Stated task
Leave out the pictures and transcribe everything else exactly.

Records to process
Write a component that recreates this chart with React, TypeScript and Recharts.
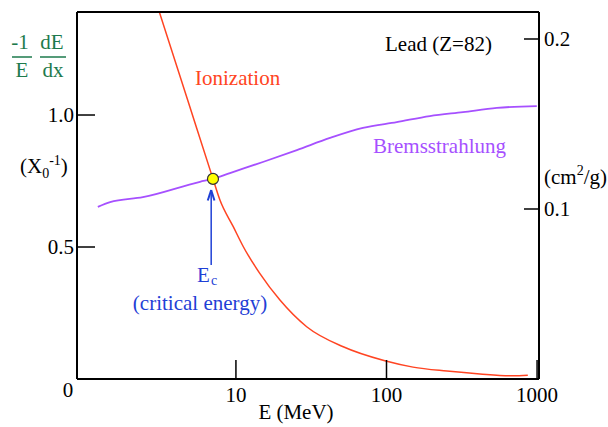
import { LineChart, Line, XAxis, YAxis, ReferenceDot, ReferenceLine } from 'recharts'

// energy loss per radiation length in lead
const ionE = [3.1, 4.78, 7.04, 7.83, 9.6, 11.2, 14.4, 19.6, 29.5, 51.6, 97.5, 150, 252, 417, 690, 868]
const ionV = [1.39, 1.057, 0.758, 0.678, 0.577, 0.501, 0.4, 0.299, 0.198, 0.122, 0.069, 0.045, 0.03, 0.019, 0.012, 0.014]

const bremE = [1.21, 1.46, 2.41, 5.77, 7.04, 9.13, 15.1, 25.4, 42.1, 69.7, 117, 194, 322, 541, 996]
const bremV = [0.652, 0.67, 0.689, 0.747, 0.758, 0.78, 0.822, 0.867, 0.913, 0.951, 0.973, 0.996, 1.011, 1.027, 1.034]

const xTicks = [10, 100, 1000]
const leftTicks = [0.5, 1.0]
const rightTicks = [0.1, 0.2]

const critE = 7.04
const critV = 0.758
// arrow pointing at the critical energy
const arrowE = 6.85
const arrowFrom = 0.432
const arrowTip = 0.716
const headLeftE = 6.5
const headRightE = 7.2
const headBase = 0.676

const ionData = ionE.map((e, i) => ({ e, v: ionV[i] }))
const bremData = bremE.map((e, i) => ({ e, v: bremV[i] }))

const FONT = 'Liberation Serif, Tinos, Times New Roman, DejaVu Serif, serif'
const RED = '#ff4422'
const PURPLE = '#a650ff'
const BLUE = '#1f40d6'
const GREEN = '#1d7a4c'

function LeftTick(p: any) {
  return (
    <g>
      <line x1={p.x} x2={p.x + 18} y1={p.y} y2={p.y} stroke="#000" strokeWidth={1.5} />
      <text x={p.x - 3} y={p.y + 7} textAnchor="end" fill="#000" fontFamily={FONT} fontSize={21}>{p.payload.value.toFixed(1)}</text>
    </g>
  )
}

function RightTick(p: any) {
  return (
    <g>
      <line x1={p.x - 15} x2={p.x} y1={p.y} y2={p.y} stroke="#000" strokeWidth={1.5} />
      <text x={p.x + 5} y={p.y + 7} textAnchor="start" fill="#000" fontFamily={FONT} fontSize={21}>{p.payload.value.toFixed(1)}</text>
    </g>
  )
}

function BottomTick(p: any) {
  return (
    <g>
      <line x1={p.x} x2={p.x} y1={p.y} y2={p.y - 19} stroke="#000" strokeWidth={1.5} />
      <text x={p.x} y={p.y + 23} textAnchor="middle" fill="#000" fontFamily={FONT} fontSize={21}>{p.payload.value}</text>
    </g>
  )
}

export default function App() {
  return (
    <div style={{ position: 'absolute', left: 0, top: 0, width: 608, height: 427, background: '#fff' }}>
      <LineChart width={608} height={427} margin={{ top: 0, right: 0, bottom: 0, left: 0 }}>
        <XAxis dataKey="e" type="number" scale="log" domain={[0.88, 1030]} allowDataOverflow ticks={xTicks}
          height={48} tickSize={0} tickMargin={0} tick={<BottomTick />} axisLine={{ stroke: '#000', strokeWidth: 2 }} />
        <XAxis xAxisId="top" orientation="top" dataKey="e" type="number" scale="log" domain={[0.88, 1030]}
          allowDataOverflow height={12} tick={false} tickLine={false} axisLine={{ stroke: '#000', strokeWidth: 2 }} />
        <YAxis yAxisId="left" type="number" domain={[0, 1.3902]} allowDataOverflow ticks={leftTicks} width={77}
          tickSize={0} tickMargin={0} tick={<LeftTick />} axisLine={{ stroke: '#000', strokeWidth: 2 }} />
        <YAxis yAxisId="right" orientation="right" type="number" domain={[0, 0.21588]} allowDataOverflow ticks={rightTicks}
          width={69} tickSize={0} tickMargin={0} tick={<RightTick />} axisLine={{ stroke: '#000', strokeWidth: 2 }} />
        <Line yAxisId="left" data={ionData} dataKey="v" type="monotone" stroke={RED} strokeWidth={1.5} dot={false} isAnimationActive={false} />
        <Line yAxisId="left" data={bremData} dataKey="v" type="monotone" stroke={PURPLE} strokeWidth={1.8} dot={false} isAnimationActive={false} />
        <ReferenceLine yAxisId="left" segment={[{ x: arrowE, y: arrowFrom }, { x: arrowE, y: arrowTip }]} stroke={BLUE} strokeWidth={1.5} />
        <ReferenceLine yAxisId="left" segment={[{ x: headLeftE, y: headBase }, { x: arrowE, y: arrowTip }]} stroke={BLUE} strokeWidth={2} />
        <ReferenceLine yAxisId="left" segment={[{ x: headRightE, y: headBase }, { x: arrowE, y: arrowTip }]} stroke={BLUE} strokeWidth={2} />
        <ReferenceDot yAxisId="left" x={critE} y={critV} r={5.5} fill="#ffff00" stroke="#333" strokeWidth={1.2} />
      </LineChart>
      <svg width={608} height={427} style={{ position: 'absolute', left: 0, top: 0, pointerEvents: 'none' }}>
        <g fill={GREEN} fontFamily={FONT} fontSize={21}>
          <text x={20} y={49} textAnchor="middle">-1</text>
          <text x={22} y={77} textAnchor="middle">E</text>
          <text x={52} y={49} textAnchor="middle">dE</text>
          <text x={53} y={77} textAnchor="middle">dx</text>
        </g>
        <line x1={12} x2={32} y1={57} y2={57} stroke={GREEN} strokeWidth={1.5} />
        <line x1={40} x2={66} y1={57} y2={57} stroke={GREEN} strokeWidth={1.5} />
        <g fontFamily={FONT} fontSize={21}>
          <text x={20} y={173} fill="#000">(X<tspan fontSize={14} dy={5}>0</tspan><tspan fontSize={14} dy={-13}>-1</tspan><tspan dy={8}>)</tspan></text>
          <text x={544} y={184} fill="#000">(cm<tspan fontSize={14} dy={-9}>2</tspan><tspan dy={9}>/g)</tspan></text>
          <text x={68} y={397} textAnchor="middle" fill="#000">0</text>
          <text x={296} y={419} textAnchor="middle" fill="#000">E (MeV)</text>
          <text x={385} y={51} fill="#000">Lead (Z=82)</text>
          <text x={195} y={85} fill={RED}>Ionization</text>
          <text x={373} y={153} fill={PURPLE}>Bremsstrahlung</text>
          <text x={197} y={282} fill={BLUE}>E</text>
          <text x={211} y={285} fill={BLUE} fontSize={14}>c</text>
          <text x={200} y={310} textAnchor="middle" fill={BLUE}>(critical energy)</text>
        </g>
      </svg>
    </div>
  )
}
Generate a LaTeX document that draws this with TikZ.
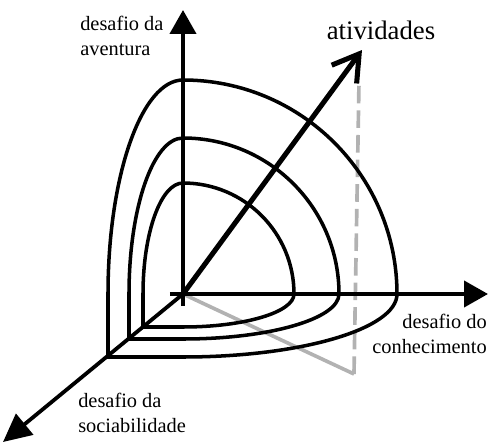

The solution
Write a component that recreates this chart with React, TypeScript and Recharts.
import { LineChart, Line, XAxis, YAxis, ReferenceDot, ReferenceLine } from 'recharts'

// energy loss per radiation length in lead
const ionE = [3.1, 4.78, 7.04, 7.83, 9.6, 11.2, 14.4, 19.6, 29.5, 51.6, 97.5, 150, 252, 417, 690, 868]
const ionV = [1.39, 1.057, 0.758, 0.678, 0.577, 0.501, 0.4, 0.299, 0.198, 0.122, 0.069, 0.045, 0.03, 0.019, 0.012, 0.014]

const bremE = [1.21, 1.46, 2.41, 5.77, 7.04, 9.13, 15.1, 25.4, 42.1, 69.7, 117, 194, 322, 541, 996]
const bremV = [0.652, 0.67, 0.689, 0.747, 0.758, 0.78, 0.822, 0.867, 0.913, 0.951, 0.973, 0.996, 1.011, 1.027, 1.034]

const xTicks = [10, 100, 1000]
const leftTicks = [0.5, 1.0]
const rightTicks = [0.1, 0.2]

const critE = 7.04
const critV = 0.758
// arrow pointing at the critical energy
const arrowE = 6.85
const arrowFrom = 0.432
const arrowTip = 0.716
const headLeftE = 6.5
const headRightE = 7.2
const headBase = 0.676

const ionData = ionE.map((e, i) => ({ e, v: ionV[i] }))
const bremData = bremE.map((e, i) => ({ e, v: bremV[i] }))

const FONT = 'Liberation Serif, Tinos, Times New Roman, DejaVu Serif, serif'
const RED = '#ff4422'
const PURPLE = '#a650ff'
const BLUE = '#1f40d6'
const GREEN = '#1d7a4c'

function LeftTick(p: any) {
  return (
    <g>
      <line x1={p.x} x2={p.x + 18} y1={p.y} y2={p.y} stroke="#000" strokeWidth={1.5} />
      <text x={p.x - 3} y={p.y + 7} textAnchor="end" fill="#000" fontFamily={FONT} fontSize={21}>{p.payload.value.toFixed(1)}</text>
    </g>
  )
}

function RightTick(p: any) {
  return (
    <g>
      <line x1={p.x - 15} x2={p.x} y1={p.y} y2={p.y} stroke="#000" strokeWidth={1.5} />
      <text x={p.x + 5} y={p.y + 7} textAnchor="start" fill="#000" fontFamily={FONT} fontSize={21}>{p.payload.value.toFixed(1)}</text>
    </g>
  )
}

function BottomTick(p: any) {
  return (
    <g>
      <line x1={p.x} x2={p.x} y1={p.y} y2={p.y - 19} stroke="#000" strokeWidth={1.5} />
      <text x={p.x} y={p.y + 23} textAnchor="middle" fill="#000" fontFamily={FONT} fontSize={21}>{p.payload.value}</text>
    </g>
  )
}

export default function App() {
  return (
    <div style={{ position: 'absolute', left: 0, top: 0, width: 608, height: 427, background: '#fff' }}>
      <LineChart width={608} height={427} margin={{ top: 0, right: 0, bottom: 0, left: 0 }}>
        <XAxis dataKey="e" type="number" scale="log" domain={[0.88, 1030]} allowDataOverflow ticks={xTicks}
          height={48} tickSize={0} tickMargin={0} tick={<BottomTick />} axisLine={{ stroke: '#000', strokeWidth: 2 }} />
        <XAxis xAxisId="top" orientation="top" dataKey="e" type="number" scale="log" domain={[0.88, 1030]}
          allowDataOverflow height={12} tick={false} tickLine={false} axisLine={{ stroke: '#000', strokeWidth: 2 }} />
        <YAxis yAxisId="left" type="number" domain={[0, 1.3902]} allowDataOverflow ticks={leftTicks} width={77}
          tickSize={0} tickMargin={0} tick={<LeftTick />} axisLine={{ stroke: '#000', strokeWidth: 2 }} />
        <YAxis yAxisId="right" orientation="right" type="number" domain={[0, 0.21588]} allowDataOverflow ticks={rightTicks}
          width={69} tickSize={0} tickMargin={0} tick={<RightTick />} axisLine={{ stroke: '#000', strokeWidth: 2 }} />
        <Line yAxisId="left" data={ionData} dataKey="v" type="monotone" stroke={RED} strokeWidth={1.5} dot={false} isAnimationActive={false} />
        <Line yAxisId="left" data={bremData} dataKey="v" type="monotone" stroke={PURPLE} strokeWidth={1.8} dot={false} isAnimationActive={false} />
        <ReferenceLine yAxisId="left" segment={[{ x: arrowE, y: arrowFrom }, { x: arrowE, y: arrowTip }]} stroke={BLUE} strokeWidth={1.5} />
        <ReferenceLine yAxisId="left" segment={[{ x: headLeftE, y: headBase }, { x: arrowE, y: arrowTip }]} stroke={BLUE} strokeWidth={2} />
        <ReferenceLine yAxisId="left" segment={[{ x: headRightE, y: headBase }, { x: arrowE, y: arrowTip }]} stroke={BLUE} strokeWidth={2} />
        <ReferenceDot yAxisId="left" x={critE} y={critV} r={5.5} fill="#ffff00" stroke="#333" strokeWidth={1.2} />
      </LineChart>
      <svg width={608} height={427} style={{ position: 'absolute', left: 0, top: 0, pointerEvents: 'none' }}>
        <g fill={GREEN} fontFamily={FONT} fontSize={21}>
          <text x={20} y={49} textAnchor="middle">-1</text>
          <text x={22} y={77} textAnchor="middle">E</text>
          <text x={52} y={49} textAnchor="middle">dE</text>
          <text x={53} y={77} textAnchor="middle">dx</text>
        </g>
        <line x1={12} x2={32} y1={57} y2={57} stroke={GREEN} strokeWidth={1.5} />
        <line x1={40} x2={66} y1={57} y2={57} stroke={GREEN} strokeWidth={1.5} />
        <g fontFamily={FONT} fontSize={21}>
          <text x={20} y={173} fill="#000">(X<tspan fontSize={14} dy={5}>0</tspan><tspan fontSize={14} dy={-13}>-1</tspan><tspan dy={8}>)</tspan></text>
          <text x={544} y={184} fill="#000">(cm<tspan fontSize={14} dy={-9}>2</tspan><tspan dy={9}>/g)</tspan></text>
          <text x={68} y={397} textAnchor="middle" fill="#000">0</text>
          <text x={296} y={419} textAnchor="middle" fill="#000">E (MeV)</text>
          <text x={385} y={51} fill="#000">Lead (Z=82)</text>
          <text x={195} y={85} fill={RED}>Ionization</text>
          <text x={373} y={153} fill={PURPLE}>Bremsstrahlung</text>
          <text x={197} y={282} fill={BLUE}>E</text>
          <text x={211} y={285} fill={BLUE} fontSize={14}>c</text>
          <text x={200} y={310} textAnchor="middle" fill={BLUE}>(critical energy)</text>
        </g>
      </svg>
    </div>
  )
}
Generate a LaTeX document that draws this with TikZ.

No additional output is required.